::: STORED DATA

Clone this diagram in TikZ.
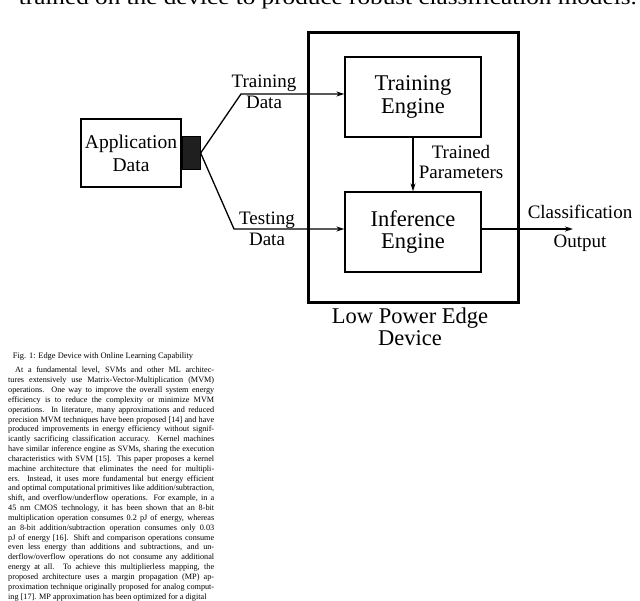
\documentclass[tikz,border=0pt]{standalone}
\usepackage{fontspec}
\setmainfont{Liberation Serif}
\usetikzlibrary{arrows.meta,positioning}

\begin{document}
\begin{tikzpicture}[x=1pt,y=-1pt,>={Stealth[length=8pt,width=5pt]},
        box/.style={draw,line width=1.3pt,inner sep=0pt,align=center},
        lbl/.style={align=center,inner sep=0pt,font=\fontsize{19}{21}\selectfont},
        wire/.style={line width=1.3pt}]
    \useasboundingbox (0,0) rectangle (640,601);

    % end of the text above the figure
    \node[anchor=base east,inner sep=0pt,font=\fontsize{21}{21}\selectfont] (toptext) at (637,5)
        {\scalebox{1.2}[1]{trained on the device to produce robust classification models.}};

    % the device and its two engines
    \node[box,line width=3pt,minimum width=210pt,minimum height=270pt] (dev) at (413,168) {};
    \node[box,minimum width=136pt,minimum height=80pt,font=\fontsize{22.5}{22.3}\selectfont] (train) at (413,97) {Training\\Engine};
    \node[box,minimum width=136pt,minimum height=80pt,font=\fontsize{22.5}{22.3}\selectfont] (infer) at (413,232) {Inference\\Engine};
    \node[lbl,font=\fontsize{22.5}{22}\selectfont] (devname) at (410,327) {Low Power Edge\\Device};

    % the data source
    \node[box,minimum width=100pt,minimum height=68pt,font=\fontsize{19.5}{23}\selectfont] (app) at (131,153) {Application\\Data};
    \node[draw,fill=black!88,line width=1pt,minimum width=18pt,minimum height=33pt,inner sep=0pt,anchor=west] (plug) at (app.east) {};

    \coordinate (trainbend) at (241,94);
    \coordinate (testbend) at (234,229);
    \coordinate (out) at (573,229);

    \draw[wire,->] (plug.east) -- (trainbend) -- (train.west |- trainbend);
    \draw[wire,->] (plug.east) -- (testbend) -- (infer.west |- testbend);
    \draw[wire,->] (train.south) -- (infer.north);
    \draw[wire,->] (infer.east |- out) -- (out);

    \node[lbl] (trainlbl) at (264,92) {Training\\Data};
    \node[lbl] (testlbl) at (267,229) {Testing\\Data};
    \node[lbl,font=\fontsize{19}{19.5}\selectfont] (paramlbl) at (461,162) {Trained\\Parameters};
    \node[lbl] (outlbl) at (580,228.5) {Classification\\[8pt]Output};

    % caption and the column of text below
    \node[inner sep=0pt,font=\fontsize{8.4}{9.83}\selectfont] (caption) at (103,356) {Fig. 1: Edge Device with Online Learning Capability};
    \node[anchor=base west,inner sep=0pt,text width=206pt,align=justify,font=\fontsize{8.2}{9.83}\selectfont] (body) at (8,373)
        {\hspace*{7pt}At a fundamental level, SVMs and other ML architec-\linebreak
        tures extensively use Matrix-Vector-Multiplication (MVM)\linebreak
        operations. One way to improve the overall system energy\linebreak
        efficiency is to reduce the complexity or minimize MVM\linebreak
        operations. In literature, many approximations and reduced\linebreak
        precision MVM techniques have been proposed [14] and have\linebreak
        produced improvements in energy efficiency without signif-\linebreak
        icantly sacrificing classification accuracy. Kernel machines\linebreak
        have similar inference engine as SVMs, sharing the execution\linebreak
        characteristics with SVM [15]. This paper proposes a kernel\linebreak
        machine architecture that eliminates the need for multipli-\linebreak
        ers. Instead, it uses more fundamental but energy efficient\linebreak
        and optimal computational primitives like addition/subtraction,\linebreak
        shift, and overflow/underflow operations. For example, in a\linebreak
        45 nm CMOS technology, it has been shown that an 8-bit\linebreak
        multiplication operation consumes 0.2 pJ of energy, whereas\linebreak
        an 8-bit addition/subtraction operation consumes only 0.03\linebreak
        pJ of energy [16]. Shift and comparison operations consume\linebreak
        even less energy than additions and subtractions, and un-\linebreak
        derflow/overflow operations do not consume any additional\linebreak
        energy at all. To achieve this multiplierless mapping, the\linebreak
        proposed architecture uses a margin propagation (MP) ap-\linebreak
        proximation technique originally proposed for analog comput-\linebreak
        ing [17]. MP approximation has been optimized for a digital};
\end{tikzpicture}
\end{document}
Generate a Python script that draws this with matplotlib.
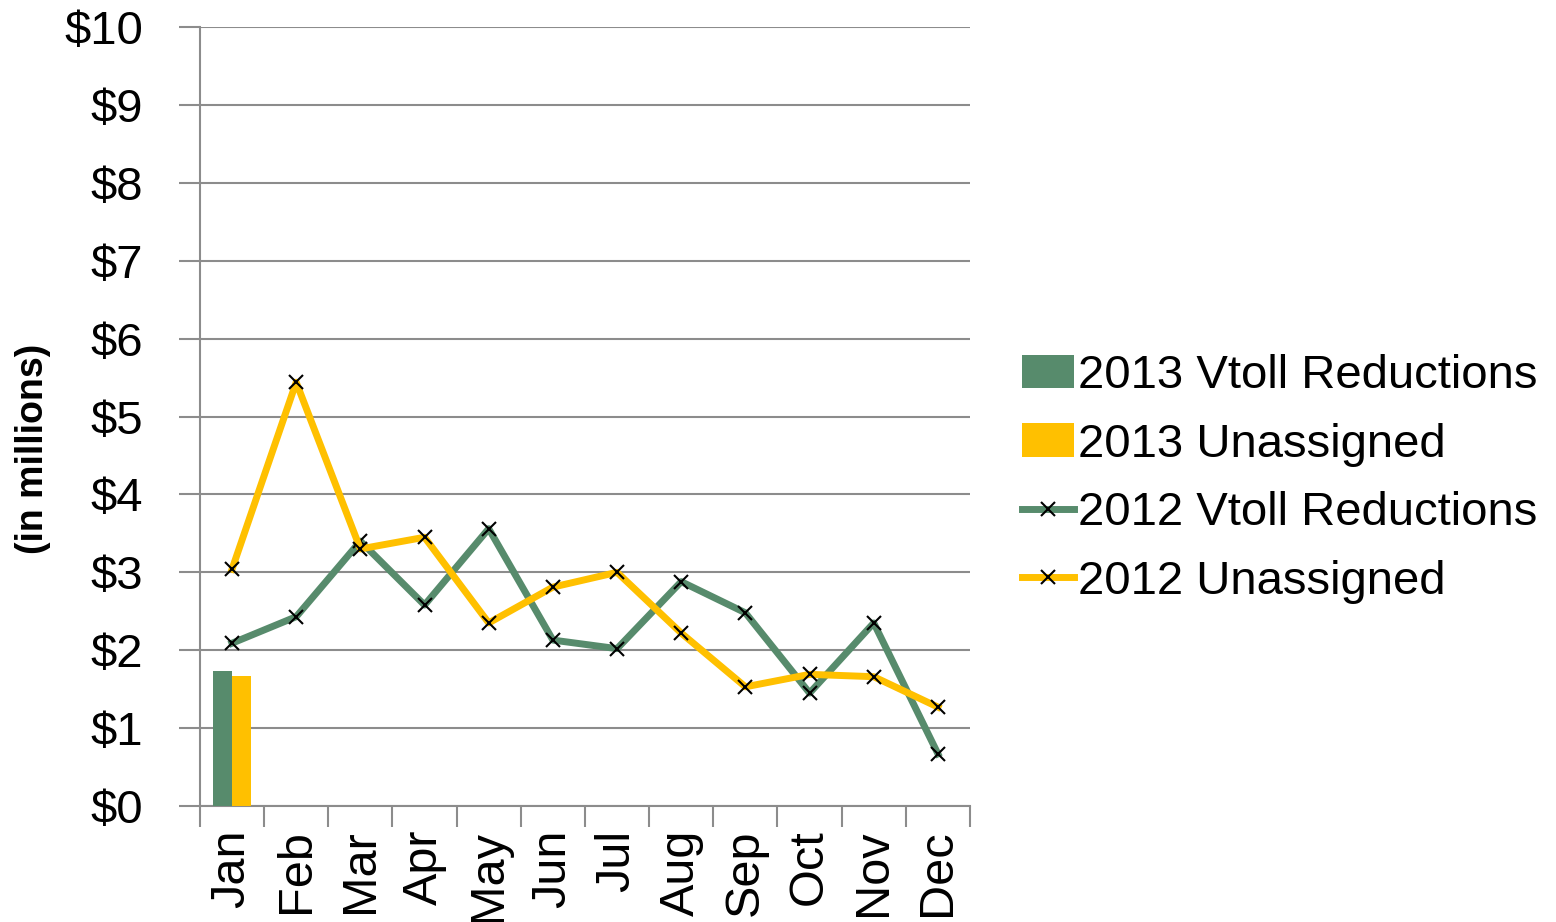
import matplotlib.pyplot as plt
import numpy as np

plt.rcParams['font.family'] = ['Liberation Sans', 'DejaVu Sans']

months = ['Jan', 'Feb', 'Mar', 'Apr', 'May', 'Jun', 'Jul', 'Aug', 'Sep', 'Oct', 'Nov', 'Dec']
vtoll_2013 = [1.73]
unassigned_2013 = [1.67]
vtoll_2012 = [2.09, 2.43, 3.40, 2.58, 3.56, 2.13, 2.02, 2.88, 2.48, 1.45, 2.35, 0.67]
unassigned_2012 = [3.04, 5.44, 3.30, 3.45, 2.35, 2.81, 3.00, 2.22, 1.53, 1.69, 1.66, 1.27]

green = '#578B6C'
yellow = '#FFC000'
grey = '#8C8C8C'

fig = plt.figure(figsize=(15.56, 9.22), dpi=100)
ax = fig.add_axes([0.1285, 0.1258, 0.4949, 0.8449])

x = np.arange(len(months))
w = 0.29
b1 = ax.bar(x[:1] - w / 2, vtoll_2013, w, color=green, label='2013 Vtoll Reductions', zorder=3)
b2 = ax.bar(x[:1] + w / 2, unassigned_2013, w, color=yellow, label='2013 Unassigned', zorder=3)
l1, = ax.plot(x, vtoll_2012, color=green, lw=5, marker='x', ms=10, mec='black', mew=1.5,
              label='2012 Vtoll Reductions', zorder=4)
l2, = ax.plot(x, unassigned_2012, color=yellow, lw=5, marker='x', ms=10, mec='black', mew=1.5,
              label='2012 Unassigned', zorder=4)

ax.set_xlim(-0.5, 11.5)
ax.set_ylim(0, 10)
ax.set_yticks(range(0, 11))
ax.set_yticklabels(['$%d' % v for v in range(0, 11)], fontsize=34)
ax.set_xticks(x)
ax.set_xticklabels(months, rotation=90, fontsize=35)
ax.set_xticks(np.arange(-0.5, 12, 1), minor=True)
ax.tick_params(axis='x', which='major', length=0, pad=17)
ax.tick_params(axis='x', which='minor', length=15, width=1.5, color=grey)
ax.tick_params(axis='y', length=15, width=1.5, color=grey, pad=26)

ax.grid(axis='y', color=grey, lw=1.5, zorder=0)
for s in ['top', 'right']:
    ax.spines[s].set_visible(False)
for s in ['left', 'bottom']:
    ax.spines[s].set_color(grey)
    ax.spines[s].set_linewidth(1.5)

fig.text(0.021, 0.513, '(in millions)', rotation=90, fontsize=27, fontweight='bold',
         ha='center', va='center')

ax.legend([b1, b2, l1, l2],
          ['2013 Vtoll Reductions', '2013 Unassigned', '2012 Vtoll Reductions', '2012 Unassigned'],
          loc='center left', bbox_to_anchor=(1.012, 0.42), frameon=False, fontsize=34,
          handlelength=1.1, handletextpad=0.1, labelspacing=0.52)

fig.savefig('out.png', dpi=100)
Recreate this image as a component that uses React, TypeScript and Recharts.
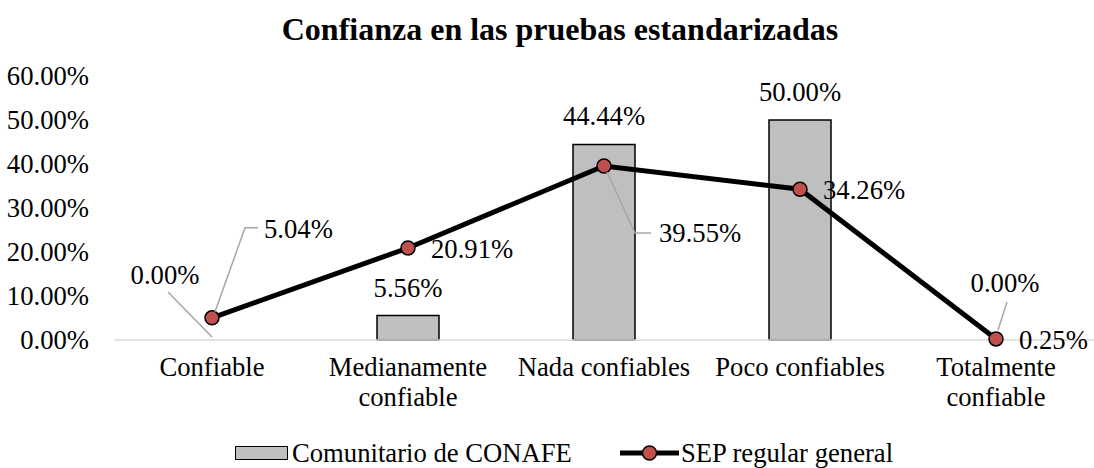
import React from 'react';
import {
  ComposedChart,
  Bar,
  Line,
  XAxis,
  YAxis,
  Legend,
  LabelList,
} from 'recharts';

const categories = [
  'Confiable',
  'Medianamente confiable',
  'Nada confiables',
  'Poco confiables',
  'Totalmente confiable',
];
const conafe = [0, 5.56, 44.44, 50.0, 0];
const sep = [5.04, 20.91, 39.55, 34.26, 0.25];
const yTicks = [0, 10, 20, 30, 40, 50, 60];

const FONT = '"Liberation Serif", "Times New Roman", serif';
const FS = 26.67;

const data = categories.map((name, i) => ({
  name,
  conafe: conafe[i],
  sep: sep[i],
}));

const pct = (v: number) => `${v.toFixed(2)}%`;

// wrap long category names on two lines
function CategoryTick(props: any) {
  const { x, y, payload } = props;
  const text: string = payload.value;
  let lines = [text];
  if (text.length > 16) {
    const k = text.lastIndexOf(' ');
    lines = [text.slice(0, k), text.slice(k + 1)];
  }
  return (
    <g>
      {lines.map((l, i) => (
        <text
          key={i}
          x={x}
          y={y + 28}
          dy={i * 30}
          textAnchor="middle"
          fontFamily={FONT}
          fontSize={FS}
          fill="#000"
        >
          {l}
        </text>
      ))}
    </g>
  );
}

function PercentTick(props: any) {
  const { x, y, payload } = props;
  return (
    <text
      x={x - 17}
      y={y + 9}
      textAnchor="end"
      fontFamily={FONT}
      fontSize={FS}
      fill="#000"
    >
      {pct(payload.value)}
    </text>
  );
}

// labels for the CONAFE series, drawn at the bar's value position
function BarValueLabel(props: any) {
  const { x, y, value, index } = props;
  if (value === 0 && index === 0) {
    return (
      <g>
        <line x1={x - 44} y1={y - 48} x2={x} y2={y - 3} stroke="#a6a6a6" strokeWidth={1.5} />
        <text x={x - 47} y={y - 56} textAnchor="middle" fontFamily={FONT} fontSize={FS} fill="#000">
          {pct(value)}
        </text>
      </g>
    );
  }
  if (value === 0) {
    return (
      <g>
        <line x1={x + 11} y1={y - 38} x2={x + 2} y2={y - 10} stroke="#a6a6a6" strokeWidth={1.5} />
        <text x={x + 9} y={y - 48} textAnchor="middle" fontFamily={FONT} fontSize={FS} fill="#000">
          {pct(value)}
        </text>
      </g>
    );
  }
  return (
    <text x={x} y={y - 19} textAnchor="middle" fontFamily={FONT} fontSize={FS} fill="#000">
      {pct(value)}
    </text>
  );
}

function LineValueLabel(props: any) {
  const { x, y, value, index } = props;
  const txt = (tx: number, ty: number) => (
    <text x={tx} y={ty + 9} fontFamily={FONT} fontSize={FS} fill="#000">
      {pct(value)}
    </text>
  );
  if (index === 0) {
    return (
      <g>
        <polyline
          points={`${x + 3},${y - 6} ${x + 33},${y - 90} ${x + 46},${y - 90}`}
          fill="none"
          stroke="#a6a6a6"
          strokeWidth={1.5}
        />
        {txt(x + 52, y - 89)}
      </g>
    );
  }
  if (index === 2) {
    return (
      <g>
        <polyline
          points={`${x + 3},${y + 6} ${x + 31},${y + 67} ${x + 47},${y + 67}`}
          fill="none"
          stroke="#a6a6a6"
          strokeWidth={1.5}
        />
        {txt(x + 55, y + 67)}
      </g>
    );
  }
  return txt(x + 23, y + 1);
}

function LegendContent() {
  return (
    <div
      style={{
        display: 'flex',
        alignItems: 'center',
        position: 'relative',
        top: 21,
        height: 30,
        marginTop: -3,
        fontFamily: FONT,
        fontSize: FS,
        lineHeight: '30px',
        color: '#000',
        paddingLeft: 235,
        whiteSpace: 'nowrap',
      }}
    >
      <span
        style={{
          display: 'inline-block',
          width: 51,
          height: 12,
          background: '#bfbfbf',
          border: '1px solid #000',
          marginRight: 4,
        }}
      />
      <span style={{ marginRight: 48 }}>Comunitario de CONAFE</span>
      <svg width={59} height={16} style={{ marginRight: 2, display: 'block' }}>
        <line x1={0} y1={8} x2={59} y2={8} stroke="#000" strokeWidth={5} />
        <circle cx={29.5} cy={8} r={7} fill="#c0504d" stroke="#000" strokeWidth={1.5} />
      </svg>
      <span>SEP regular general</span>
    </div>
  );
}

export default function App() {
  return (
    <div style={{ position: 'absolute', left: 0, top: 0, background: '#fff' }}>
      <ComposedChart
        width={1094}
        height={468}
        data={data}
        margin={{ top: 76, right: 0, left: 0, bottom: 0 }}
      >
        <text
          x={560}
          y={40}
          textAnchor="middle"
          fontFamily={FONT}
          fontSize={32}
          fontWeight="bold"
          fill="#000"
        >
          Confianza en las pruebas estandarizadas
        </text>
        <XAxis
          dataKey="name"
          height={80}
          tickLine={false}
          axisLine={{ stroke: '#d9d9d9', strokeWidth: 1.5 }}
          tick={<CategoryTick />}
          interval={0}
        />
        <YAxis
          width={114}
          domain={[0, 60]}
          ticks={yTicks}
          axisLine={false}
          tickLine={false}
          tick={<PercentTick />}
          interval={0}
        />
        <Legend verticalAlign="bottom" height={48} content={<LegendContent />} />
        <Bar
          dataKey="conafe"
          name="Comunitario de CONAFE"
          fill="#bfbfbf"
          stroke="#000"
          strokeWidth={1.5}
          barSize={62}
          isAnimationActive={false}
        />
        {/* invisible carrier for the CONAFE value labels (zero bars included) */}
        <Line
          dataKey="conafe"
          stroke="none"
          dot={false}
          activeDot={false}
          legendType="none"
          isAnimationActive={false}
        >
          <LabelList dataKey="conafe" content={<BarValueLabel />} />
        </Line>
        <Line
          dataKey="sep"
          name="SEP regular general"
          stroke="#000"
          strokeWidth={5}
          dot={{ r: 7, fill: '#c0504d', stroke: '#000', strokeWidth: 1.5 }}
          isAnimationActive={false}
        >
          <LabelList dataKey="sep" content={<LineValueLabel />} />
        </Line>
      </ComposedChart>
    </div>
  );
}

::::::

» WHAT IS ASKED:
Review the material and copy each line in which the word "that" appears.

» TASK RESPONSE:
        machine architecture that eliminates the need for multipli-\linebreak
        45 nm CMOS technology, it has been shown that an 8-bit\linebreak
Generate a Python script that draws this with matplotlib.
Recreate this image as a component that uses React, TypeScript and Recharts.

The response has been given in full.